Dear Lera—How are you these hot days? Electric light man is here and will study by new lights tonight. Everything is in a tumble. Every one is well. Baby has three teeth now. How do you like this card? Miss H. didn’t say a word it was me will tell you later. May go to Dallas tomorrow after a hat. Will write soon. Perle B.
Like the artist’s sketch dashed off to capture a moment, a few words and a picture on a postcard can open a much larger world to the imagination. Mailed in 1911 to Miss Lera Brown at Baylor, this postcard shows a young man envisioning a beautiful woman in his cigarette smoke. Along with her face and hair there is a ring—perhaps an engagement ring—signaling that he imagines his beloved, or a yet-unmet future wife. The couple’s red lips and eyes mirror each other, and the shape and angle of the ring echo the man’s collar. It’s a dreamy picture that creates a fantasy for the viewer, that of the dashing young man who longs for love and marriage.

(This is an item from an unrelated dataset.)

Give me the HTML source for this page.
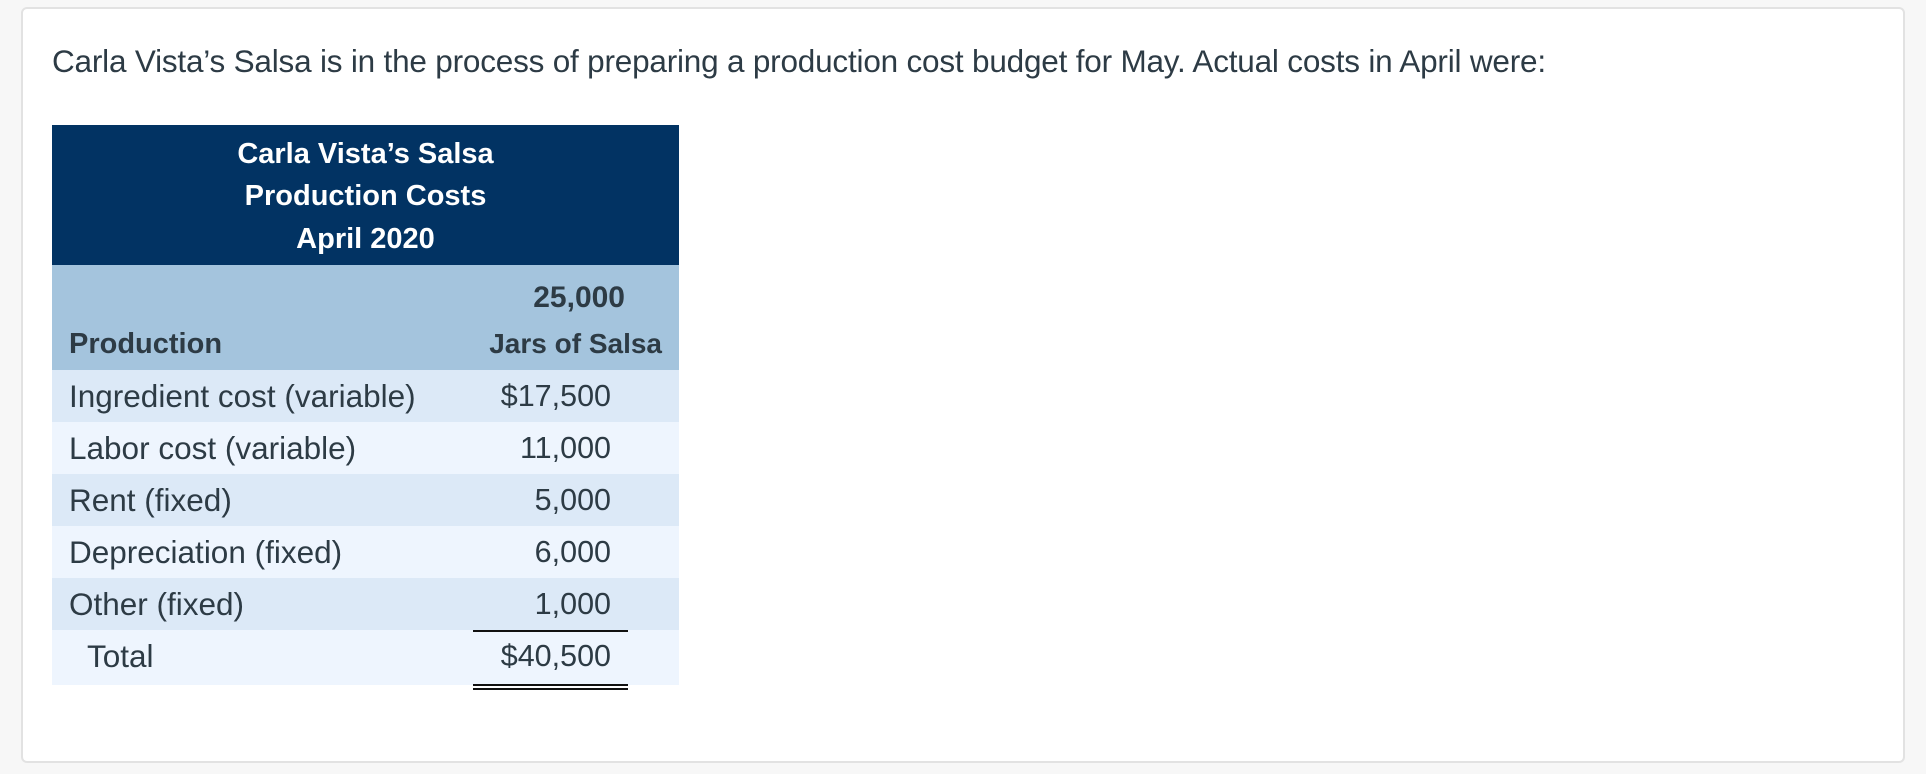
<!DOCTYPE html>
<html><head><meta charset="utf-8"><style>
body{margin:0;width:1926px;height:774px;background:#f7f7f7;font-family:"Liberation Sans",sans-serif;color:#2d3b45;position:relative;overflow:hidden}
.card{position:absolute;left:21px;top:7px;width:1884px;height:756px;background:#fff;border:2px solid #e2e2e2;border-radius:6px;box-sizing:border-box}
.abs{position:absolute;white-space:nowrap}
.title{left:52px;top:43px;font-size:31.5px;line-height:36px;letter-spacing:-0.2px}
.hdr{left:52px;top:125px;width:627px;height:140px;background:#023363}
.hl{width:627px;left:52px;text-align:center;color:#fff;font-weight:bold;font-size:29px;line-height:34px}
.sub{left:52px;top:265px;width:627px;height:105px;background:#a4c4dd}
.row{left:52px;width:627px;height:52px}
.lbl{font-size:31.5px;line-height:34px}
.val{font-size:30.5px;line-height:34px}
.bold{font-weight:bold;color:#2d3b45}
</style></head><body>
<div class="card"></div>
<div class="abs title">Carla Vista’s Salsa is in the process of preparing a production cost budget for May. Actual costs in April were:</div>
<div class="abs hdr"></div>
<div class="abs hl" style="top:137px">Carla Vista’s Salsa</div>
<div class="abs hl" style="top:179px">Production Costs</div>
<div class="abs hl" style="top:222px">April 2020</div>
<div class="abs sub"></div>
<div class="abs lbl bold" style="left:69px;top:327px;font-size:29px">Production</div>
<div class="abs lbl bold" style="right:1301px;top:281px;font-size:30px">25,000</div>
<div class="abs lbl bold" style="right:1264px;top:327px;font-size:28px">Jars of Salsa</div>
<div id="rows"></div>
<div class="abs" style="left:473px;top:630px;width:155px;height:2px;background:#111"></div>
<div class="abs" style="left:473px;top:684px;width:155px;height:2px;background:#111"></div>
<div class="abs" style="left:473px;top:688px;width:155px;height:2px;background:#111"></div>
<script>
const labels=["Ingredient cost (variable)","Labor cost (variable)","Rent (fixed)","Depreciation (fixed)","Other (fixed)","Total"];
const values=["$17,500","11,000","5,000","6,000","1,000","$40,500"];
const tops=[370,422,474,526,578,630];
const c=document.getElementById('rows');
labels.forEach((l,i)=>{
 const r=document.createElement('div');r.className='abs row';r.style.top=tops[i]+'px';r.style.height=(i==5?55:52)+'px';
 r.style.background=i%2==0?'#dce9f7':'#eef5fe';
 
 
 c.appendChild(r);
 const a=document.createElement('div');a.className='abs lbl';a.textContent=l;a.style.left=(i==5?87:69)+'px';a.style.top=(tops[i]+9)+'px';
 
 
 c.appendChild(a);
 const v=document.createElement('div');v.className='abs val';v.textContent=values[i];v.style.right='1315px';v.style.top=(tops[i]+9)+'px';
 
 
 c.appendChild(v);
});
</script>
</body></html>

The note on the back is also full of revealing details conveyed with great economy. The card was mailed in October but it’s still hot in Texas! And “everything is in a tumble” as the new electric lights are installed. How delightful it will be to study tonight by the light of this relatively recent home improvement.
We read about the baby who is growing, and a possible trip to the big city to shop for a new hat. We sense that Perle B. found this postcard interesting or fitting, as she wonders, “How do you like this card?” There is a hint of mystery and a need for discretion regarding a Miss H. (“will tell you later”), and like Lera, we can’t wait to hear all the details.
But by this time, there is no more space for writing, so the postcard ends with the promise we all hope to hear when we are away from home: “Will write soon.” I like to imagine that Perle kept her promise and sent other cards and letters to Baylor that year, knowing, as John Donne did that “more than kisses, letters mingle souls, for thus friends absent speak.”